College basketball superstar Zion Williamson’s entry into the professional ranks could kick off an unprecedented bidding war between sneaker rivals Nike and Adidas, according to legendary industry executive Sonny Vaccaro.
Williamson, 19, is widely expected to enter the NBA Draft – and to be the first overall pick – after a dominant season with the Duke Blue Devils. The high-flying phenom is expected to sign a sneaker deal before the NBA draft lottery in mid-May, and the contract could rank among the largest-ever for a player entering the league, according to Vaccaro, a sports marketing executive who worked for Nike, Adidas and Reebok.
"In my lifetime, I think it's going to be the biggest bidding war ever done," Vaccaro told ESPN. "I would put them all on go."
Vaccaro suggested that Williamson’s initial sneaker deal with either company could approach $100 million in value.

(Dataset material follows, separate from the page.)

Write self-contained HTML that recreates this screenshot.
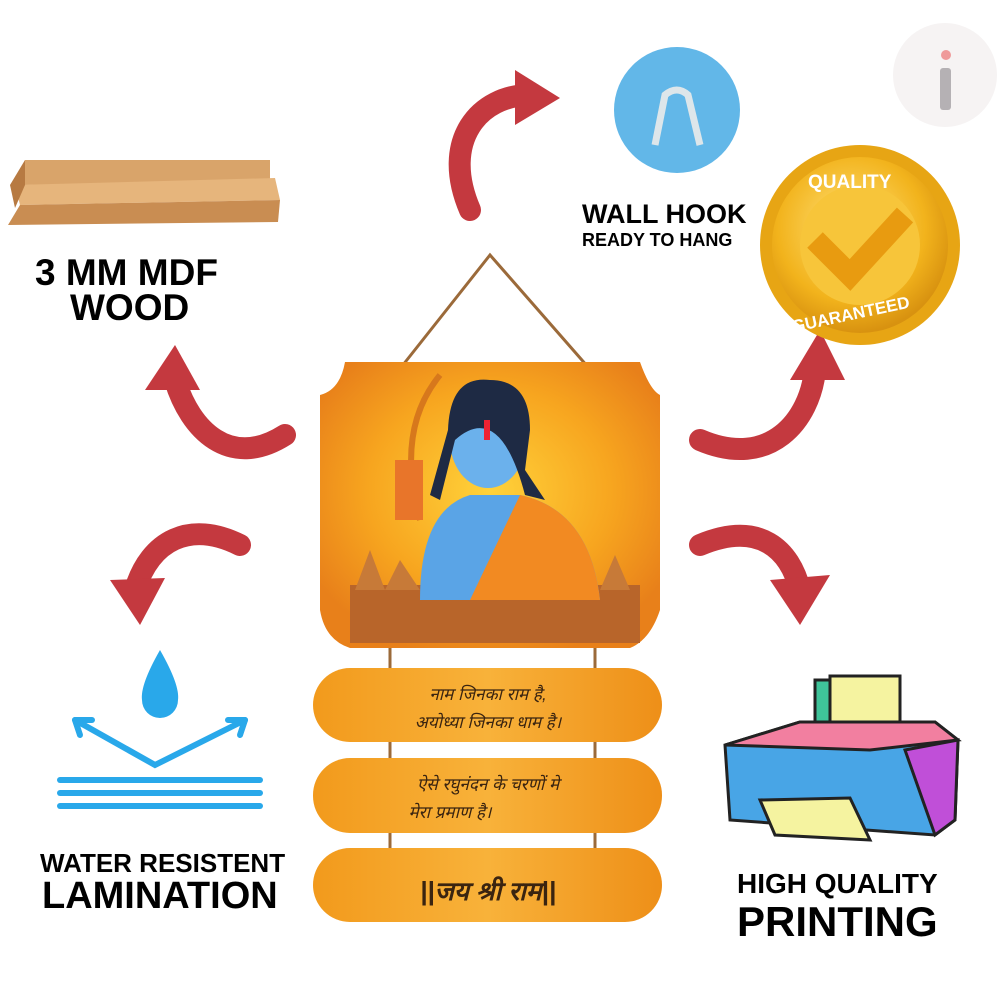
<!DOCTYPE html>
<html><head><meta charset="utf-8"><style>
html,body{margin:0;padding:0;background:#fff;}
svg{display:block;}
text{font-family:"Liberation Sans",sans-serif;font-weight:bold;fill:#000;}
</style></head><body>
<svg width="1000" height="1000" viewBox="0 0 1000 1000" xmlns="http://www.w3.org/2000/svg">
<defs>
<radialGradient id="og" cx="50%" cy="45%" r="60%"><stop offset="0" stop-color="#ffd23a"/><stop offset="0.6" stop-color="#f7a51f"/><stop offset="1" stop-color="#e8801a"/></radialGradient>
<linearGradient id="pl" x1="0" x2="1"><stop offset="0" stop-color="#f29a1c"/><stop offset="0.5" stop-color="#f8b23a"/><stop offset="1" stop-color="#ee8f18"/></linearGradient>
<radialGradient id="gold" cx="45%" cy="40%" r="60%"><stop offset="0" stop-color="#ffe27a"/><stop offset="0.7" stop-color="#f2b31c"/><stop offset="1" stop-color="#d89210"/></radialGradient>
</defs>

<circle cx="945" cy="75" r="52" fill="#f6f3f3"/>
<rect x="940" y="68" width="11" height="42" rx="3" fill="#b5b1b4"/>
<circle cx="946" cy="55" r="5" fill="#ef9a9a"/>

<polygon points="25,160 270,160 270,180 25,185" fill="#d9a46a"/>
<polygon points="15,185 275,178 280,200 20,205" fill="#e6b57c"/>
<polygon points="20,205 280,200 278,222 8,225" fill="#c98d52"/>
<polygon points="25,160 10,185 15,208 25,185" fill="#b77a42"/>
<text x="35" y="285" font-size="37">3 MM MDF</text>
<text x="70" y="320" font-size="37">WOOD</text>

<g fill="none" stroke="#c4393f" stroke-width="22" stroke-linecap="round">
<path d="M470,210 C440,140 480,95 530,95"/>
<path d="M285,435 C230,470 190,430 175,380"/>
<path d="M240,545 C190,520 150,540 135,590"/>
<path d="M700,440 C770,470 810,420 815,370"/>
<path d="M700,545 C760,520 790,550 800,590"/>
</g>
<g fill="#c4393f">
<polygon points="515,70 560,98 515,125"/>
<polygon points="145,390 175,345 200,390"/>
<polygon points="110,580 140,625 165,578"/>
<polygon points="790,380 820,330 845,380"/>
<polygon points="770,580 800,625 830,575"/>
</g>

<circle cx="677" cy="110" r="63" fill="#62b7e8"/>
<path d="M655,145 L665,95 Q677,85 688,95 L700,145" fill="none" stroke="#dde6ea" stroke-width="7"/>
<text x="582" y="223" font-size="27">WALL HOOK</text>
<text x="582" y="246" font-size="18">READY TO HANG</text>

<circle cx="860" cy="245" r="100" fill="#e7a514"/>
<circle cx="860" cy="245" r="88" fill="url(#gold)"/>
<circle cx="860" cy="245" r="60" fill="#f7c53a"/>
<path d="M815,240 L850,275 L905,215" fill="none" stroke="#e89b10" stroke-width="22"/>
<text x="808" y="188" font-size="19" style="fill:#fff">QUALITY</text>
<text x="790" y="318" font-size="17" style="fill:#fff" transform="rotate(-12 860 310)">GUARANTEED</text>

<path d="M395,375 L490,255 L595,375" fill="none" stroke="#9b6a3a" stroke-width="3"/>

<path d="M345,362 L640,362 Q650,390 660,395 L660,610 Q650,640 630,648 L350,648 Q325,640 320,610 L320,395 Q340,390 345,362 Z" fill="url(#og)"/>
<rect x="350" y="585" width="290" height="58" fill="#b8652a"/>
<path d="M355,590 L370,550 L385,590 L400,560 L420,590 L600,590 L615,555 L630,590 Z" fill="#c77a38"/>
<path d="M420,600 Q420,510 470,495 L520,495 Q590,510 600,600 Z" fill="#5aa4e6"/>
<path d="M470,600 L520,495 Q590,510 600,600 Z" fill="#f28a22"/>
<ellipse cx="488" cy="440" rx="38" ry="48" fill="#6bb1ec"/>
<path d="M448,430 Q450,375 490,380 Q530,380 530,430 L525,470 L545,500 L525,495 Q500,400 455,440 L440,500 L430,495 Z" fill="#1e2a44"/>
<rect x="484" y="420" width="6" height="20" fill="#e23" />
<path d="M440,375 Q395,430 420,520" fill="none" stroke="#d7781c" stroke-width="6"/>
<rect x="395" y="460" width="28" height="60" fill="#e8752a"/>

<g>
<rect x="313" y="668" width="349" height="74" rx="37" fill="url(#pl)"/>
<rect x="313" y="758" width="349" height="75" rx="37" fill="url(#pl)"/>
<rect x="313" y="848" width="349" height="74" rx="37" fill="url(#pl)"/>
<line x1="390" y1="648" x2="390" y2="668" stroke="#9b6a3a" stroke-width="3"/>
<line x1="595" y1="648" x2="595" y2="668" stroke="#9b6a3a" stroke-width="3"/>
<line x1="390" y1="742" x2="390" y2="758" stroke="#9b6a3a" stroke-width="3"/>
<line x1="595" y1="742" x2="595" y2="758" stroke="#9b6a3a" stroke-width="3"/>
<line x1="390" y1="833" x2="390" y2="848" stroke="#9b6a3a" stroke-width="3"/>
<line x1="595" y1="833" x2="595" y2="848" stroke="#9b6a3a" stroke-width="3"/>
<text x="488" y="700" font-size="17" text-anchor="middle" style="font-weight:normal;fill:#3a2410;font-style:italic">नाम जिनका राम है,</text>
<text x="488" y="728" font-size="17" text-anchor="middle" style="font-weight:normal;fill:#3a2410;font-style:italic">अयोध्या जिनका धाम है।</text>
<text x="488" y="790" font-size="17" text-anchor="middle" style="font-weight:normal;fill:#3a2410;font-style:italic">ऐसे रघुनंदन के चरणों मे</text>
<text x="450" y="818" font-size="17" text-anchor="middle" style="font-weight:normal;fill:#3a2410;font-style:italic">मेरा प्रमाण है।</text>
<text x="488" y="900" font-size="26" text-anchor="middle" style="fill:#3a2410;font-style:italic">||जय श्री राम||</text>
</g>

<path d="M160,650 Q140,685 142,700 A18,18 0 0 0 178,700 Q180,685 160,650 Z" fill="#29a8ea"/>
<g stroke="#29a8ea" stroke-width="6" fill="none" stroke-linecap="round">
<path d="M75,720 L155,765 L245,720"/>
<path d="M75,720 L92,720 M75,720 L80,735"/>
<path d="M245,720 L228,720 M245,720 L240,735"/>
<line x1="60" y1="780" x2="260" y2="780"/>
<line x1="60" y1="793" x2="260" y2="793"/>
<line x1="60" y1="806" x2="260" y2="806"/>
</g>
<text x="40" y="872" font-size="26">WATER RESISTENT</text>
<text x="42" y="908" font-size="38">LAMINATION</text>

<rect x="815" y="680" width="65" height="50" fill="#3fc49a" stroke="#222" stroke-width="3"/>
<rect x="830" y="676" width="70" height="58" fill="#f5f3a0" stroke="#222" stroke-width="3"/>
<path d="M725,745 L800,722 L935,722 L958,740 L955,820 L935,835 L730,820 Z" fill="#48a5e6" stroke="#222" stroke-width="3"/>
<path d="M725,745 L800,722 L935,722 L958,740 L870,750 Z" fill="#f27fa0" stroke="#222" stroke-width="3"/>
<path d="M905,750 L958,740 L955,820 L935,835 Z" fill="#c04fd8" stroke="#222" stroke-width="3"/>
<path d="M760,800 L850,798 L870,840 L775,835 Z" fill="#f5f3a0" stroke="#222" stroke-width="3"/>
<text x="737" y="893" font-size="28">HIGH QUALITY</text>
<text x="737" y="936" font-size="42">PRINTING</text>
</svg>
</body></html>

By comparison, LeBron James received $87 million to sign with Nike ahead of his NBA debut.
Williamson is expected to draw offers from as many as six brands, including Nike, Reebok, Adidas, Puma, New Balance and Anta, according to ESPN.
Williamson already has a high-profile history with Nike. The 285-pound forward’s Nike sneaker exploded during a rivalry game earlier this year against North Carolina, prompting a wave of criticism aimed at the Oregon-based company. In response, Nike designed a customized sneaker for Williamson, whose school, Duke, has an apparel deal with the brand.
But a nine-figure sneaker deal is only part of Williamson’s long-term earning potential. Vaccaro said he has the potential to become a billionaire, given his talent on the court and appeal to potential corporate sponsors.
"If Zion doesn't change, I predict that he will be the first basketball athlete at 18 years old that the world is rooting for to become a billionaire. I say billionaire, very easily," Vaccaro said. "He is going to have an opportunity to be the face of every company and every major corporation. He is the most marketable person I've seen, for a lot of different reasons."